### Exercise requirements
Make an exact copy of the lines, leaving the pictures out.

* BEGIN Data *

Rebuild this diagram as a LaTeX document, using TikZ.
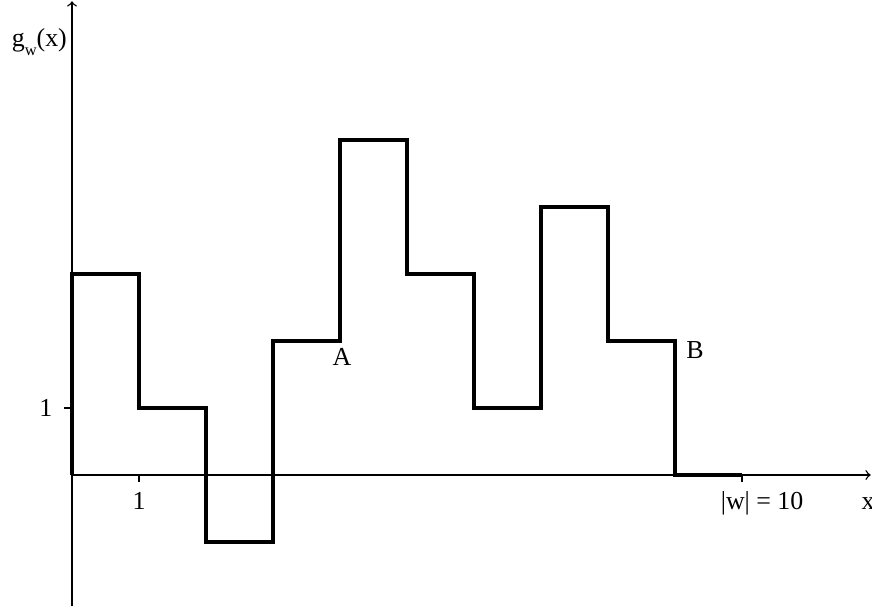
\documentclass[tikz,border=0pt]{standalone}
\usepackage{fontspec}
\setmainfont{Liberation Serif}
\usepackage{tikz}
\usetikzlibrary{arrows,positioning}
\tikzset{axis/.style={semithick,->,>=to},
  graphline/.style={line width=1.3pt,line join=miter},
  lbl/.style={font=\fontsize{11}{13}\selectfont, inner sep=0pt}}

\begin{document}
\begin{tikzpicture}
\useasboundingbox (-1.075,-1.955) rectangle (11.94,7.09);
% Axes
\draw[axis] (0,-1.955) -- (0,7.07);
\draw[axis] (0,0) -- (11.92,0);
\draw[semithick] (1,0) -- (1,-0.1);
\draw[semithick] (10,0) -- (10,-0.1);
\draw[semithick] (-0.12,1) -- (0,1);

\node[lbl, anchor=base east] (gw) at (-0.07,6.39)
  {g\raisebox{-0.7ex}{\fontsize{7}{8}\selectfont w}(x)};
\node[lbl, anchor=base] (xl) at (11.88,-0.52) {x};
\node[lbl] (one x) at (1,-0.39) {1};
\node[lbl] (one y) at (-0.39,1) {1};
\node[lbl, anchor=base] (wl) at (10.3,-0.51) {|w| = 10};

% Step function
\draw[graphline] (0,0) -- (0,3) -- (1,3) -- (1,1) -- (2,1) -- (2,-1)
  -- (3,-1) -- (3,2) -- (4,2) -- (4,5) -- (5,5) -- (5,3) -- (6,3)
  -- (6,1) -- (7,1) -- (7,4) -- (8,4) -- (8,2) -- (9,2) -- (9,0) -- (10,0);

\node[lbl] (A) at (4.03,1.76) {A};
\node[lbl] (B) at (9.3,1.87) {B};
\end{tikzpicture}
\end{document}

* END Data *

### Output of the exercise
Rebuild this diagram as a LaTeX document, using TikZ.
\documentclass[tikz,border=0pt]{standalone}
\usepackage{fontspec}
\setmainfont{Liberation Serif}
\usepackage{tikz}
\usetikzlibrary{arrows,positioning}
\tikzset{axis/.style={semithick,->,>=to},
  graphline/.style={line width=1.3pt,line join=miter},
  lbl/.style={font=\fontsize{11}{13}\selectfont, inner sep=0pt}}

\begin{document}
\begin{tikzpicture}
\useasboundingbox (-1.075,-1.955) rectangle (11.94,7.09);
% Axes
\draw[axis] (0,-1.955) -- (0,7.07);
\draw[axis] (0,0) -- (11.92,0);
\draw[semithick] (1,0) -- (1,-0.1);
\draw[semithick] (10,0) -- (10,-0.1);
\draw[semithick] (-0.12,1) -- (0,1);

\node[lbl, anchor=base east] (gw) at (-0.07,6.39)
  {g\raisebox{-0.7ex}{\fontsize{7}{8}\selectfont w}(x)};
\node[lbl, anchor=base] (xl) at (11.88,-0.52) {x};
\node[lbl] (one x) at (1,-0.39) {1};
\node[lbl] (one y) at (-0.39,1) {1};
\node[lbl, anchor=base] (wl) at (10.3,-0.51) {|w| = 10};

% Step function
\draw[graphline] (0,0) -- (0,3) -- (1,3) -- (1,1) -- (2,1) -- (2,-1)
  -- (3,-1) -- (3,2) -- (4,2) -- (4,5) -- (5,5) -- (5,3) -- (6,3)
  -- (6,1) -- (7,1) -- (7,4) -- (8,4) -- (8,2) -- (9,2) -- (9,0) -- (10,0);

\node[lbl] (A) at (4.03,1.76) {A};
\node[lbl] (B) at (9.3,1.87) {B};
\end{tikzpicture}
\end{document}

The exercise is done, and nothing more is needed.